Sunday, November 14, 2010

Every Time I Blink

There was something so odd about walking the beach in November. The shore is empty, save for occasional little clumps of fishermen, their legs covered in rubber waders and their hands full of beer. Without the sounds of the summer beachgoers the ocean was free to be as soothing or as surly as it liked. The first day I walked along an ocean calm, the water the color of oxygenated avocado, the sky a crayola blue. The waves rolled and bounced shells toward shore, the broken bits sounding like shards of glass laughing. I'd never heard that sound.

The second day the ocean looked furious. As far out as I could see was white foam and water the color gray one use to describe old love gone old. The wind whipped everything it could, the sky built gray atop gray, like painting with only two colors. Tumbleweeds of seafoam skipped and rolled down the shore. The fishermen were gone. There was no one.
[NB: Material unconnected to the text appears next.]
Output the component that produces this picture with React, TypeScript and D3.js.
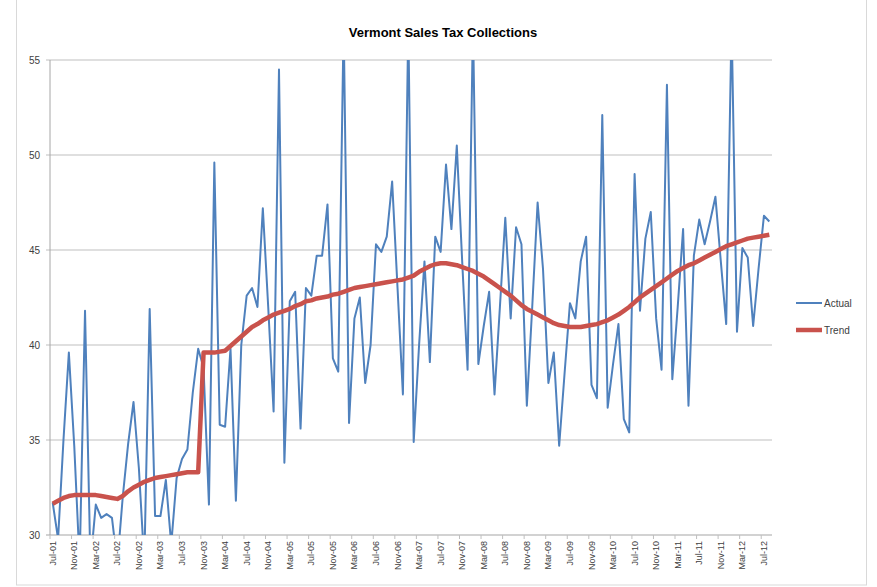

The seashells kept coming but didn't laugh like the day before.

Not surprisingly, I thought of an Ani DiFranco song:

“The sky is gray, the sand is gray, and the ocean is gray
And I feel right at home in this stunning monochrome
Alone in my way
I smoke and I drink and every time I blink I have a tiny dream
And as bad as I am, I'm proud of the fact that I'm worse than I seem.”

I didn't get to write at the beach. I let every sort of distraction get the best of me.